Indian stock market opened at fresh all-time highs in Tuesday’s trading session. Sensex surged to 79,840.40, climbing 364 points or 0.46%, while the Nifty hit 24,228.75, up 86 points or 0.36%. The Bank Nifty also opened strong, gaining 219 points or 0.42% to reach 52,079.3. Similarly, the Nifty Midcap 100 started the day at 56,462.70, rising by 170.20 points or 0.30%.
HCL Technologies, Tata Consultancy Services, Infosys, Bharti Airtel, HDFC Bank, and Power Grid were the top gainers, while Tata Motors, Bajaj Finance, Kotak Mahindra Bank, and ICICI Bank were among the biggest losers.
However, the initial euphoria was short-lived as some indices turned red soon after the opening bell, likely due to profit booking. This trend was particularly noticeable in the auto sector, which saw declines following the release of June sales figures.
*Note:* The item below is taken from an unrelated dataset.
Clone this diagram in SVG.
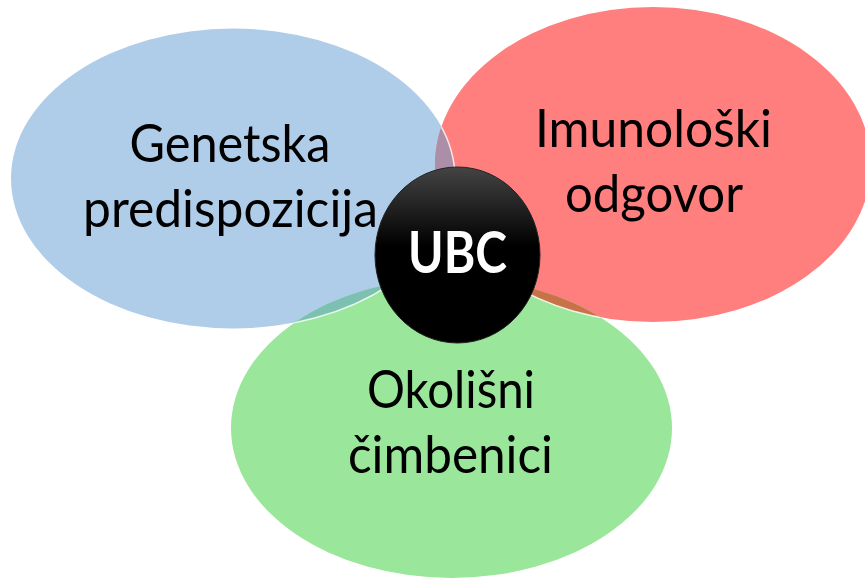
<svg xmlns="http://www.w3.org/2000/svg" width="865" height="580" viewBox="0 0 865 580">
<style>
.lbl{font-family:Lato,"Open Sans","Liberation Sans",sans-serif;font-size:53px;fill:#000;text-anchor:middle}
.ubc{font-family:Lato,"Open Sans","Liberation Sans",sans-serif;font-size:57px;font-weight:bold;fill:#fff;text-anchor:middle}
.edge{fill:none;stroke:#ffffff;stroke-width:1.5;stroke-opacity:0.8}
</style>
<defs>
<clipPath id="cBlue"><ellipse cx="233" cy="178.5" rx="222" ry="150"/></clipPath>
<clipPath id="cRed"><ellipse cx="653" cy="164.5" rx="218" ry="157.5"/></clipPath>
<clipPath id="cGreen"><ellipse cx="451.5" cy="428" rx="220.5" ry="150"/></clipPath>
<linearGradient id="gBlack" x1="0" y1="0" x2="0" y2="1">
<stop offset="0" stop-color="#444444"/>
<stop offset="0.45" stop-color="#000000"/>
<stop offset="1" stop-color="#000000"/>
</linearGradient>
</defs>
<rect width="865" height="580" fill="#ffffff"/>
<g id="genetska">
<ellipse cx="233" cy="178.5" rx="222" ry="150" fill="#afcde9"/>
</g>
<g id="imunoloski">
<ellipse cx="653" cy="164.5" rx="218" ry="157.5" fill="#ff7f7f"/>
</g>
<g id="okolisni">
<ellipse cx="451.5" cy="428" rx="220.5" ry="150" fill="#9ae69a"/>
</g>
<g id="overlaps">
<ellipse cx="653" cy="164.5" rx="218" ry="157.5" fill="#ad8ea8" clip-path="url(#cBlue)"/>
<ellipse cx="451.5" cy="428" rx="220.5" ry="150" fill="#7bc0b0" clip-path="url(#cBlue)"/>
<ellipse cx="451.5" cy="428" rx="220.5" ry="150" fill="#c87248" clip-path="url(#cRed)"/>
<g clip-path="url(#cRed)"><ellipse class="edge" cx="233" cy="178.5" rx="222" ry="150"/></g>
<g clip-path="url(#cGreen)"><ellipse class="edge" cx="233" cy="178.5" rx="222" ry="150"/></g>
<g clip-path="url(#cGreen)"><ellipse class="edge" cx="653" cy="164.5" rx="218" ry="157.5"/></g>
</g>
<g id="labels">
<text class="lbl" x="230" y="162" textLength="201" lengthAdjust="spacingAndGlyphs">Genetska</text>
<text class="lbl" x="230.5" y="227" textLength="295" lengthAdjust="spacingAndGlyphs">predispozicija</text>
<text class="lbl" x="653.5" y="147" textLength="237" lengthAdjust="spacingAndGlyphs">Imunološki</text>
<text class="lbl" x="654" y="212" textLength="178" lengthAdjust="spacingAndGlyphs">odgovor</text>
<text class="lbl" x="451" y="408" textLength="168" lengthAdjust="spacingAndGlyphs">Okolišni</text>
<text class="lbl" x="450.5" y="473" textLength="205" lengthAdjust="spacingAndGlyphs">čimbenici</text>
</g>
<g id="ubc">
<ellipse cx="457.5" cy="255" rx="82.5" ry="88" fill="url(#gBlack)" stroke="#222" stroke-width="1"/>
<text class="ubc" x="457.5" y="273" textLength="99" lengthAdjust="spacingAndGlyphs">UBC</text>
</g>
</svg>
V K Vijayakumar, Chief Investment Strategist at Geojit Financial Services, provided insight into the market’s performance. “Nifty has delivered 10.4% returns in the first half of 2024, on top of the 20% returns in 2023. These are impressive returns. An important feature of this bull market, which began after the COVID crash of March 2020 (Nifty at 7511), is that it has been devoid of any significant correction. The only correction above 5% was on June 4th, in response to the election results, but this was followed the very next day by a sharp recovery. This one-way move in the market can be attributed to the successful ‘buy on dips’ strategy being followed by domestic investors, both institutional and retail.”
“There is a sustained flow of money into the market through mutual funds, particularly through SIPs. So long as this market construct holds steady, the market will remain resilient. It is worth noting that some stocks in the broader market have bubble valuations and are, therefore, vulnerable to a sharp correction”, he added.
Shrikant Chouhan, Head of Equity Research at Kotak Securities, echoed similar sentiments. “We are of the view that the short-term texture of the market is positive, but due to temporary overbought conditions, we could see some profit booking at higher levels.”
The Indian market benchmarks had recovered on July 1 from last week’s downturn, with the Nifty 50 closing above the 24,000 level at 24,142, up 131 points. The Sensex ended the day at 79,476, gaining 443 points.
According to the National Securities Depository Limited (NSDL), FPIs ramped up their investments in the last week of June, with net investments amounting to Rs 16,672.2 crore. Notably, Friday alone saw an influx of Rs 6,966.08 crore, marking a turnaround in FPI sentiment for the month.
In Asian markets, Tokyo, Shanghai, and Hong Kong were trading in the positive territory on Tuesday, while Seoul quoted lower. US markets ended in the green on Monday.